Почему театр терпел крах? Во-первых, он был не в Париже. Во-вторых, постановки были дороги, из-за этого не хватало денег платить актерам, те разбегались, на их место приходили другие, похуже, это отвращало зрителей. В-третьих, Дюма сам часто отдавал пьесы другим театрам. В-четвертых, он писал наскоро и небрежно. В-пятых, он все больше выходил из моды. Графиня Даш: «Дюма „Антони“, „Генриха III“, „Христины“ — возвышенный, сентиментальный, страстный, живущий за пределами этого мира, создавший иной в облаках, — писал их в пору, когда его глаза сияли; он предавался мечтам, он выражал чувства. Вот почему нынешняя молодежь заявляет, что его театр устарел. Она отказалась от изъявлений любви и не ищет подвигов; сцены страсти кажутся ей странными. Они были искренними, когда он писал их, но не сейчас, когда мы предпочитаем более простое выражение чувств, и было бы неправильно гнаться за ушедшим временем… Это, наверное, правильно, это более мудро, более безопасно и меньше вводит в заблуждение, но это менее благородно, менее опьяняюще».

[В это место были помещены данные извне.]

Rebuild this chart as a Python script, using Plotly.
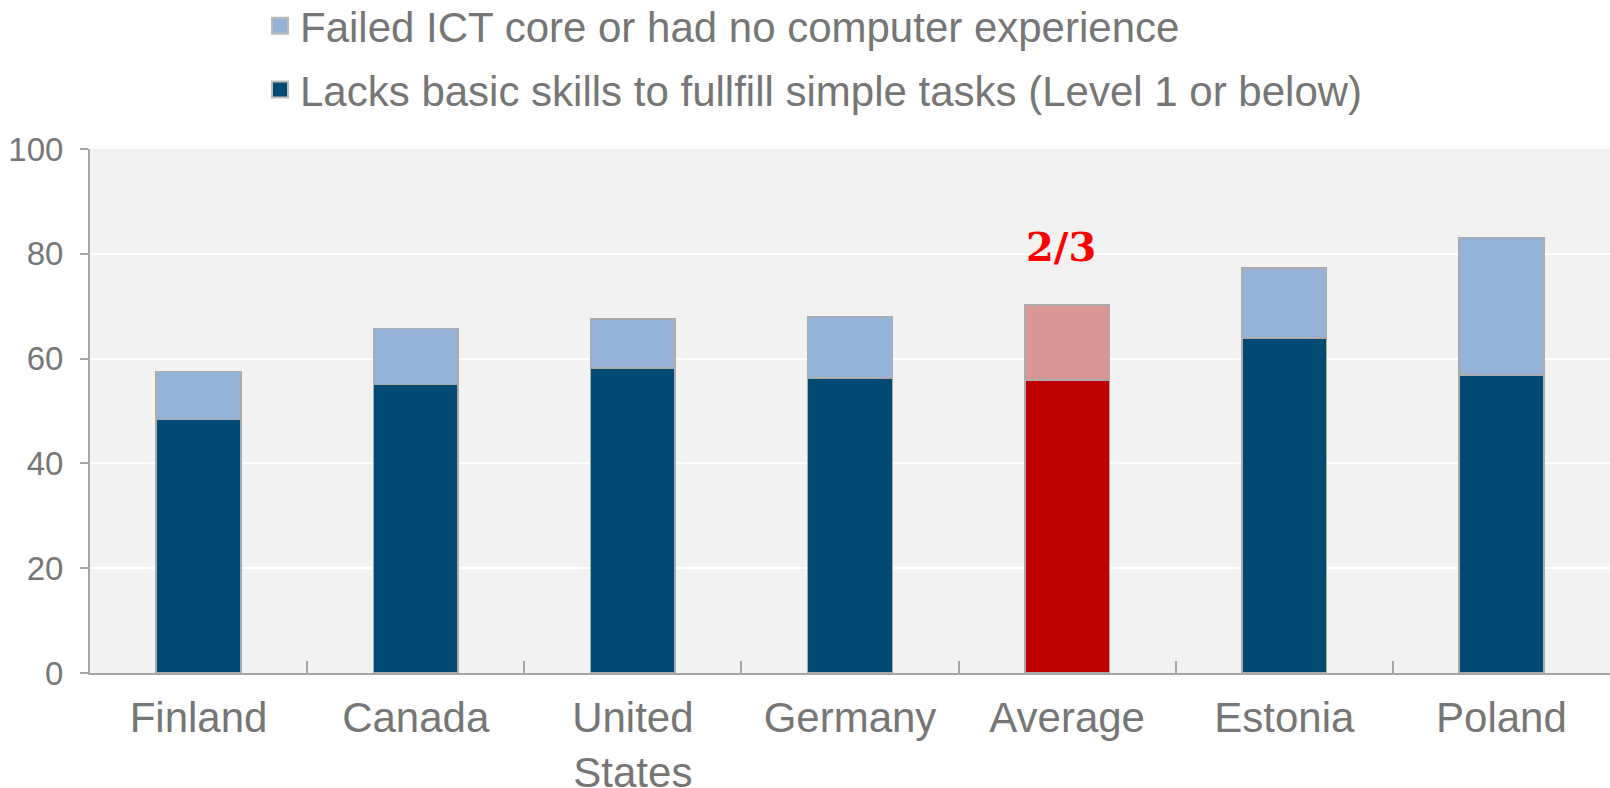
import plotly.graph_objects as go

categories = ["Finland", "Canada", "United<br>States", "Germany", "Average", "Estonia", "Poland"]
lacks_basic = [48.4, 55.1, 58.2, 56.3, 55.9, 63.9, 56.9]
failed_ict = [9.1, 10.6, 9.4, 11.7, 14.3, 13.4, 26.2]
highlight = "Average"

name_lacks = "Lacks basic skills to fullfill simple tasks (Level 1 or below)"
name_failed = "Failed ICT core or had no computer experience"

DARK = "#004A73"
LIGHT = "#95B3D7"
RED_DARK = "#C00000"
RED_LIGHT = "#D99694"
OUTLINE = "#ABABAB"
GRAY_TXT = "#767676"

dark_colors = [RED_DARK if c == highlight else DARK for c in categories]
light_colors = [RED_LIGHT if c == highlight else LIGHT for c in categories]

fig = go.Figure()
fig.add_trace(go.Bar(x=categories, y=lacks_basic, marker=dict(color=dark_colors, line=dict(color=OUTLINE, width=1.5)),
                     showlegend=False, name=name_lacks))
fig.add_trace(go.Bar(x=categories, y=failed_ict, marker=dict(color=light_colors, line=dict(color=OUTLINE, width=1.5)),
                     showlegend=False, name=name_failed))

# legend-only entries (top entry first)
fig.add_trace(go.Scatter(x=[None], y=[None], mode="markers", name=name_failed, legendgroup="a",
                         marker=dict(symbol="square", size=24, color=LIGHT, line=dict(color="#BBBBBB", width=2))))
fig.add_trace(go.Scatter(x=[None], y=[None], mode="markers", name=name_lacks, legendgroup="b",
                         marker=dict(symbol="square", size=24, color=DARK, line=dict(color="#BBBBBB", width=2))))

avg_idx = categories.index(highlight)
fig.add_annotation(x=highlight, y=lacks_basic[avg_idx] + failed_ict[avg_idx] + 11.2, text="<b>2/3</b>",
                   showarrow=False, xshift=-6,
                   font=dict(family="DejaVu Serif", size=40, color="#FF0000"))

fig.update_layout(
    width=1610, height=788,
    barmode="stack", bargap=0.61,
    plot_bgcolor="#F2F2F2", paper_bgcolor="white",
    margin=dict(l=90, r=0, t=149, b=115, autoexpand=False),
    font=dict(family="Liberation Sans, Arial", color=GRAY_TXT),
    legend=dict(x=0.1615, y=1.2996, xanchor="left", yanchor="top", xref="container", yref="paper",
                font=dict(size=42, color=GRAY_TXT), traceorder="grouped", tracegroupgap=6,
                bgcolor="rgba(0,0,0,0)"),
    showlegend=True,
)
fig.update_xaxes(showline=True, linecolor="#A6A6A6", linewidth=2, tickson="boundaries",
                 ticks="inside", ticklen=12, tickcolor="#A6A6A6", tickwidth=1.5, automargin=False,
                 tickfont=dict(size=42, color=GRAY_TXT), ticklabelstandoff=7, showgrid=False)
fig.update_yaxes(range=[0, 100], dtick=20, showline=True, linecolor="#A6A6A6", linewidth=2,
                 ticks="outside", ticklen=8, tickcolor="#A6A6A6", tickwidth=1.5, automargin=False,
                 gridcolor="white", gridwidth=2, zeroline=False,
                 tickfont=dict(size=33, color=GRAY_TXT), ticklabelstandoff=10)

fig.write_html("out.html", config={"displayModeBar": False},
               post_script="document.body.style.margin='0';document.body.style.overflow='hidden';")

В моде были водевили, и Дюма умел их писать, хотя не очень любил: одноактная комедия «Зеленая шаль» с Эженом Ню в театре «Жимназ» 15 декабря прошла на ура. Сезон в Историческом театре завершился «Бурей в стакане воды» Леона Гозлана. 12 января 1850 года в «Бражелоне» была поставлена последняя точка. «Главный редактор „Века“ обратился к моему собрату Скрибу: он решил, что со мной покончено, больше ничего хорошего я не напишу и пора искать другого. Я дерзко попросил за свои фельетоны и за передачу авторских прав на пять лет по 5 тысяч франков за год: это показалось слишком много». Но у «Века» были основания считать, что он исписался. Перье вымаливал у Маке последнюю главу романа: «Ради всего святого, нельзя же просто так бросить д’Артаньяна, который на протяжении трех книг играл главную роль!» Бедный, бедный д’Артаньян…

Дюма с Маке в это время уже начали роман «Черный тюльпан»; сперва Дюма любовно разрабатывал «цветочную» интригу, но, поссорившись с «Веком», потерял интерес и к этой вещи и в записках требовал у Маке по 200–300 страниц зараз, минимально их правя; текст вышел в издательстве Бодри. Дюма больше занимала новая пьеса — «Урбен Грандье»: он описывал эту историю в «Знаменитых преступлениях». Грандье — священник, в XVII веке обвиненный в дьяволопоклонничестве и сожженный по приговору церковного суда; современные исследователи считают, что он пал жертвой политических интриг. «Двадцать лет спустя»:

«— Так-то оно так, но мне сдается, что еще очень недавно покойный кардинал приказал сжечь Урбена Грандье. Уж я-то знаю об этом: сам стоял на часах у костра и видел, как его жарили.

— Эх, милый мой! Урбен Грандье был не колдун, а ученый, — это совсем другое дело. Урбен Грандье будущего не предсказывал. Он знал прошлое, а это иной раз бывает гораздо хуже».

Корпел Дюма над пьесой основательно, что подтверждает переписка Беатрис Пирсон с Жюлем Жаненом: она, взяв на себя роль секретаря, то и дело просит достать редкие исторические труды, «без которых г-н Дюма не может работать». Была и другая важная работа. В конце 1849 года в Париж приехал Мельхиор Пачеко-и-Обес (1809–1855), поэт из Уругвая, ставший военным. Крохотный Уругвай, страну беглецов из Европы, в XIX веке присоединяли то к одному, то к другому государству, в 1828-м он был объявлен независимой республикой, но на него начал покушаться аргентинский диктатор Рохас, с 1843-го взявший Монтевидео в блокаду; уругвайцы держались стоически. В 1845-м Англия и Франция (в Уругвае жило много французов и англичан) потребовали от Рохаса оставить соседа в покое, получив отказ, разбили аргентинский флот, но дальше не пошли, и блокада продолжалась. Пачеко-и-Обес был отправлен во Францию с миссией добиться военной помощи. Он выступил в парламенте, горько упрекал, ничего не добился, но произвел впечатление, о нем говорили газеты, литераторы были с ним в переписке; Дюма с помощью Беатрис Пирсон (переводчика) с ним познакомился, 9 января принимал его в «Монте-Кристо» и предложил написать об уругвайцах книгу — «Монтевидео, или Новая Троя».